I've been lurking here for a couple of weeks, trying to get the lay of the land. I think I'm finally ready to make a comment. Namely: Help!

My DS4.0 has a strong interest in numbers. Except for me and DW, however, he seems to hide this interest from most people. He made it through an entire year of pre-school last year, for instance, without managing to let either of his teachers know that he could add and subtract. They considered him good at math because he could count objects quicker than the other three-year-olds. Lately he has turned his focus to multiplication. I am concerned.

There are two aspects to my concern. First, I want it to seem ok to him that he has this interest in numbers. Another great interest of his is baseball, and he has no problem whatsoever sharing that interest with his teachers and friends. We live in a baseball-obsessed region of the US, and he gets lots of positive feedback for his athletic ability. But he seems already to have learned the lesson that his interest in numbers isn't going to earn him very many social points. Any tricks for dealing with that?

Second, I want to know better how to help him explore his interest in math. Part of the problem is, frankly, that he's barely 4. He doesn't write very well, he doesn't read particularly well (or at least he says he doesn't), and almost all of the math he does goes on in his head. Dinner table conversation consists in out-of-the-blue snippets like, "Daddy, when you were 28 mommy was 23." I have no idea what he's thinking when he says things like that, but he almost always gets them right.

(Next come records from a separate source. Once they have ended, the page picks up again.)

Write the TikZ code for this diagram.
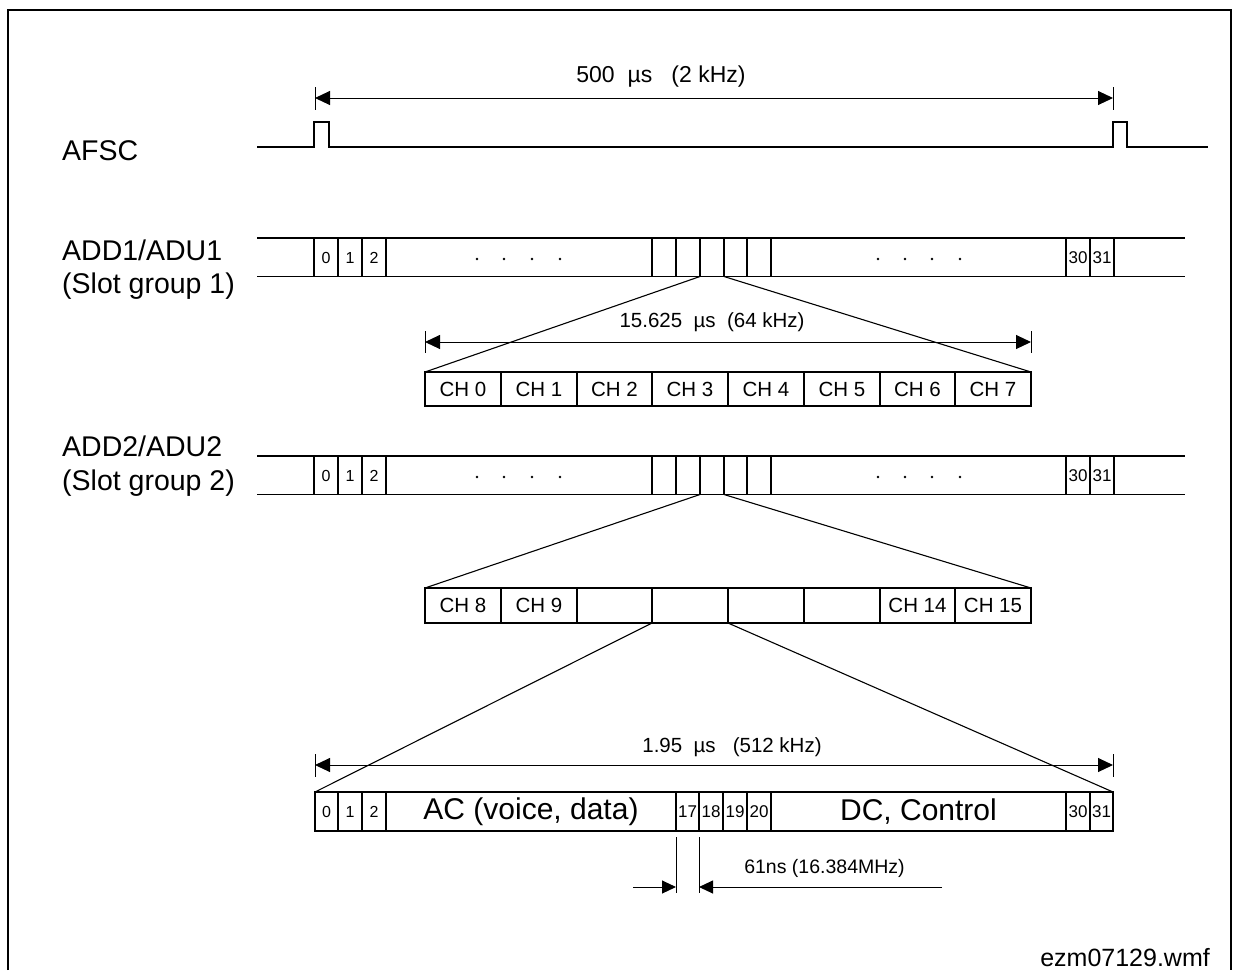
\documentclass[tikz,border=0pt]{standalone}
\usepackage{fontspec}
\setmainfont{Liberation Sans}
\usetikzlibrary{arrows.meta}
\begin{document}
\begin{tikzpicture}[x=1pt,y=-1pt,
  ln/.style={line width=1.1pt},
  dimln/.style={line width=1pt},
  tk/.style={line width=1pt},
  both/.style={{Triangle[length=15pt,width=14pt]}-{Triangle[length=15pt,width=14pt]}},
  tip/.style={-{Triangle[length=14pt,width=13pt]}},
  big/.style={font=\fontsize{28.5}{32}\selectfont, inner sep=0},
  huge/.style={font=\fontsize{30}{34}\selectfont, inner sep=0},
  top/.style={font=\fontsize{23}{26}\selectfont, inner sep=0},
  mid/.style={font=\fontsize{20.5}{24}\selectfont, inner sep=0},
  sml/.style={font=\fontsize{16}{18}\selectfont, inner sep=0},
  smm/.style={font=\fontsize{17}{19}\selectfont, inner sep=0},
  foot/.style={font=\fontsize{25}{28}\selectfont, inner sep=0},
]
\useasboundingbox (0,0) rectangle (1234,970);
% frame
\draw[line width=2.3pt] (8,970) -- (8,10) -- (1231,10) -- (1231,970);

% ---------- top dimension ----------
\coordinate (tL) at (315,98);
\coordinate (tR) at (1113,98);
\draw[tk] (315,87) -- (315,110);
\draw[tk] (1113,87) -- (1113,110);
\draw[dimln,both] (tL) -- (tR);
\node[top] (t500) at (661,77) {500\ \ µs\ \ \ (2 kHz)};

% ---------- AFSC ----------
\node[big,anchor=base west] (afsc) at (62,160) {AFSC};
\draw[ln] (257,147) -- (314,147) -- (314,122) -- (329,122) -- (329,147)
  -- (1113,147) -- (1113,122) -- (1127,122) -- (1127,147) -- (1208,147);

% ---------- ADD rows ----------
\node[big,anchor=base west] (add1) at (62,260) {ADD1/ADU1};
\node[big,anchor=base west] (sg1) at (62,293) {(Slot group 1)};
\node[big,anchor=base west] (add2) at (62,456) {ADD2/ADU2};
\node[big,anchor=base west] (sg2) at (62,490) {(Slot group 2)};

\foreach \yt/\r in {238/a,456/b} {
  \begin{scope}[shift={(0,\yt)}]
    \draw[ln] (257,0) -- (1185,0) (257,38.5) -- (1185,38.5);
    \foreach \x in {314,338,362,386,652,676,700,724,747,771,1066,1090,1114}
      \draw[ln] (\x,0) -- (\x,38.5);
    \node[sml] (\r0) at (326,19.5) {0};
    \node[sml] (\r1) at (350,19.5) {1};
    \node[sml] (\r2) at (374,19.5) {2};
    \node[smm] (\r30) at (1078,19.5) {30};
    \node[smm] (\r31) at (1102,19.5) {31};
    \foreach \x in {477,504,532,560,878,905,932,960}
      \fill (\x,21) circle (1.3);
  \end{scope}
}
\coordinate (a1L) at (700,276.5);
\coordinate (a1R) at (724,276.5);
\coordinate (a2L) at (700,494.5);
\coordinate (a2R) at (724,494.5);

% ---------- CH row 1 ----------
\coordinate (c1L) at (425,372);
\coordinate (c1R) at (1031,372);
\draw[ln] (425,372) rectangle (1031,406);
\foreach \x in {501,577,652,728,804,880,955}
  \draw[ln] (\x,372) -- (\x,406);
\foreach \c/\t/\i in {463/CH 0/0,539/CH 1/1,614.5/CH 2/2,690/CH 3/3,766/CH 4/4,842/CH 5/5,917.5/CH 6/6,993/CH 7/7}
  \node[mid] (ch\i) at (\c,389.5) {\t};
\draw[ln] (a1L) -- (c1L);
\draw[ln] (a1R) -- (c1R);

\coordinate (m1L) at (425,342);
\coordinate (m1R) at (1031,342);
\draw[tk] (425,331) -- (425,353);
\draw[tk] (1031,331) -- (1031,353);
\draw[dimln,both] (m1L) -- (m1R);
\node[mid] (l15) at (712,322) {15.625\ \ µs\ \ (64 kHz)};

% ---------- CH row 2 ----------
\coordinate (c2L) at (425,588);
\coordinate (c2R) at (1031,588);
\draw[ln] (425,588) rectangle (1031,623);
\foreach \x in {501,577,652,728,804,880,955}
  \draw[ln] (\x,588) -- (\x,623);
\foreach \c/\t/\i in {463/CH 8/8,539/CH 9/9,917.5/CH 14/14,993/CH 15/15}
  \node[mid] (ch\i) at (\c,605.5) {\t};
\draw[ln] (a2L) -- (c2L);
\draw[ln] (a2R) -- (c2R);
\coordinate (c3L) at (652,623);
\coordinate (c3R) at (728,623);

% ---------- bottom row ----------
\coordinate (bL) at (315,792);
\coordinate (bR) at (1113,792);
\draw[ln] (315,792) rectangle (1113,831);
\foreach \x in {338,362,386,676,699,747,771,1066,1090}
  \draw[ln] (\x,792) -- (\x,831);
\draw[line width=2.6pt] (723,792) -- (723,831);
\node[sml] (b0) at (326.5,811.5) {0};
\node[sml] (b1) at (350,811.5) {1};
\node[sml] (b2) at (374,811.5) {2};
\node[huge] (bac) at (531,811.5) {AC (voice, data)};
\node[smm] (b17) at (687.5,811.5) {17};
\node[smm] (b18) at (711,811.5) {18};
\node[smm] (b19) at (735,811.5) {19};
\node[smm] (b20) at (759,811.5) {20};
\node[huge] (bdc) at (918.5,811.5) {DC, Control};
\node[smm] (b30) at (1078,811.5) {30};
\node[smm] (b31) at (1101.5,811.5) {31};
\draw[ln] (c3L) -- (bL);
\draw[ln] (c3R) -- (bR);

\coordinate (m2L) at (315,765);
\coordinate (m2R) at (1113,765);
\draw[tk] (315,754) -- (315,777);
\draw[tk] (1113,754) -- (1113,777);
\draw[dimln,both] (m2L) -- (m2R);
\node[mid] (l195) at (732,747) {1.95\ \ µs\ \ \ (512 kHz)};

% ---------- 61 ns ----------
\coordinate (v1) at (676,887);
\coordinate (v2) at (699,887);
\coordinate (s1) at (633,887);
\coordinate (s2) at (942,887);
\draw[tk] (676,837) -- (676,893);
\draw[tk] (699,837) -- (699,893);
\draw[dimln,tip] (s1) -- (v1);
\draw[dimln,tip] (s2) -- (v2);
\node[font=\fontsize{19.5}{22}\selectfont, inner sep=0] (l61) at (824.5,868) {61ns (16.384MHz)};

% ---------- footer ----------
\node[foot,anchor=base east] (ftr) at (1210,966) {ezm07129.wmf};
\end{tikzpicture}
\end{document}
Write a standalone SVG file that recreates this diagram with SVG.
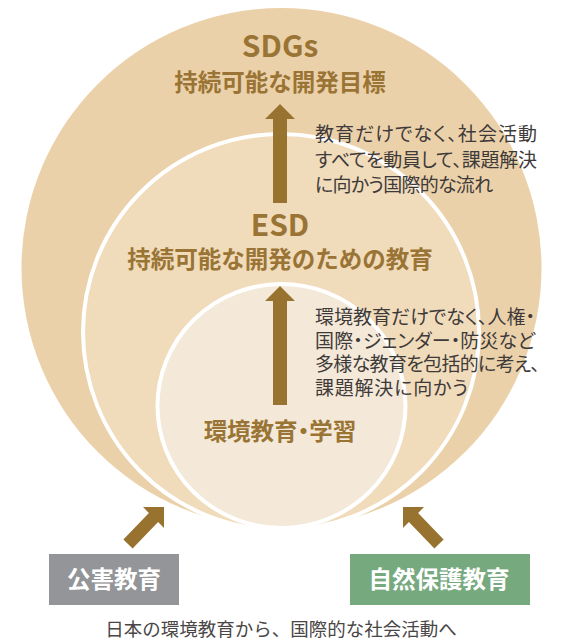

I like that the whole thing happens in his head. It makes it all seem more playful and fun - which I think it is for him. But it's a lot of work to explain things well without writing them down. Most of the skip-count sequences that he knows, for instance, have songs that go along with them. But we had to make up the songs. That's a lot of work. When he asked me how to multiply by 9 recently I resisted, since I couldn't think of a good song to use. And there are lots of other things he doesn't know anything about because I suspect you'd have to write them down to explain them - like carrying and borrowing. It's one thing to play fun math games with my four year old, but it seems like quite another to sit down and actually give him a lesson. Even if he asks. (Does he really want the full explanation?) Isn't that the horrible thing everyone calls hothousing?

Well, you can see I'm ambivalent about this whole thing, and I really don't know how to think about it. Any comments on any of it would be really helpful.